Marco Rubio: ‘Changing the weather’ isn’t something government can do
We got so caught up in our excitement over John Kerry’s comments on climate and clean energy last week that we completely missed Sen. Marco Rubio’s (R-Fla.) take on the topic.
According to Politico, here’s how Rubio responded after Kerry argued at his confirmation hearing that clean energy is a $6 trillion market.
That’s too much effort to put on climate change, according to Sen. Marco Rubio of Florida, a leading early contender for the Republican presidential nomination in 2016.
“I don’t think it’s the most pressing foreign policy issue facing America,” Rubio told POLITICO outside Kerry’s confirmation hearing on Thursday. “There’s a lot of things government can do but changing the weather isn’t one of them.”
Rubio is a guy who took a quarter of a million dollars from fossil fuel interests for his campaign. A guy who called for more offshore drilling as he lamented the Gulf oil spill. A guy who shortly after Election Day declared that the age of the Earth is “a dispute amongst theologians” and said he couldn’t weigh in because “I’m not a scientist, man.”
Rubio wants to run for president. He is savvy enough to spearhead immigration reform after looking at 2012 demographics, but still toes a hard-right line on energy and climate, as he has since at least 2010.
To that end, his statement last week on climate change is cleverly crafted. He rolls two conservative tropes — anti-climate and anti-government — into one sweeping pronouncement. Government can’t fix things, including the weather. Two kisses on the cheeks of Republican primary voters in Iowa.

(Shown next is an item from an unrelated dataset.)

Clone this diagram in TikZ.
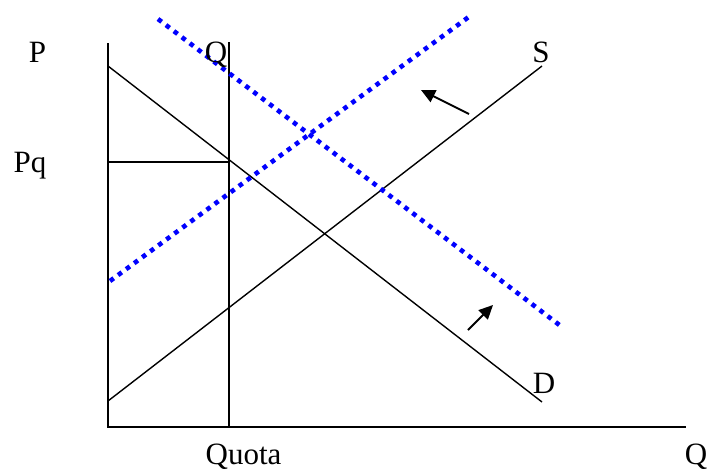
\documentclass[tikz,border=0pt]{standalone}
\usepackage{fontspec}
\setmainfont{Liberation Serif}
\usetikzlibrary{arrows.meta}
\begin{document}
\begin{tikzpicture}[x=1pt,y=-1pt,
  axis/.style={line width=1.8pt,black},
  curve/.style={line width=1.4pt,black},
  shifted/.style={line width=4.6pt,blue,dash pattern=on 4.6pt off 5.4pt},
  shiftarrow/.style={line width=1.8pt,-{Triangle[length=14pt,width=13pt]}},
  lbl/.style={font=\fontsize{31}{31}\selectfont,anchor=base,inner sep=0pt}]
\useasboundingbox (0,0) rectangle (707,469);
% coordinates
\coordinate (O) at (108,427);
\coordinate (Ytop) at (108,43);
\coordinate (Xend) at (686,427);
\coordinate (Qtop) at (229,42);
\coordinate (Qbot) at (229,427);
\coordinate (PqL) at (108,162);
\coordinate (PqR) at (229,162);
\coordinate (D1) at (108,66);
\coordinate (D2) at (542,402);
\coordinate (S1) at (108,401);
\coordinate (S2) at (542,66);
\coordinate (Dn1) at (158,19);
\coordinate (Dn2) at (562,327);
\coordinate (Sn1) at (110,281);
\coordinate (Sn2) at (470,16);
\coordinate (A1s) at (469,114);
\coordinate (A1e) at (421,90);
\coordinate (A2s) at (468,330);
\coordinate (A2e) at (493,305);
% axes
\draw[axis] (Ytop) -- (O) -- (Xend);
\draw[axis] (Qtop) -- (Qbot);
\draw[axis] (PqL) -- (PqR);
% curves
\draw[curve] (D1) -- (D2);
\draw[curve] (S1) -- (S2);
% shifted curves
\draw[shifted] (Dn1) -- (Dn2);
\draw[shifted] (Sn1) -- (Sn2);
% arrows
\draw[shiftarrow] (A1s) -- (A1e);
\draw[shiftarrow] (A2s) -- (A2e);
% labels
\node[lbl] (P) at (37.5,62) {P};
\node[lbl] (Pq) at (30,172) {Pq};
\node[lbl] (Qq) at (216,62) {Q};
\node[lbl] (S) at (541,62) {S};
\node[lbl] (D) at (544,393) {D};
\node[lbl] (Qx) at (696,464) {Q};
\node[lbl] (Quota) at (243.5,464) {Quota};
\end{tikzpicture}
\end{document}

His statement is also deeply ironic. Government isn’t trying to change the weather. Government is hoping to intervene, to make the already-changing climate — and its ancillary weather manifestations — as non-damaging as possible. Rubio and his fossil fuel backers are the advocates for changing the weather, through passivity.
Rubio is betting that four years from now voters will be as dispassionate about addressing climate change as they are today. The odds that bet pays off will probably only decline. And Rubio’s embrace of immigration reform should be instructive: Even as recently as the 2012 GOP primaries, candidates were betting that an anti-immigration platform would be a winner. It wasn’t. Things changed. And if attitudes on the climate shift as rapidly, Rubio will lose his bet big.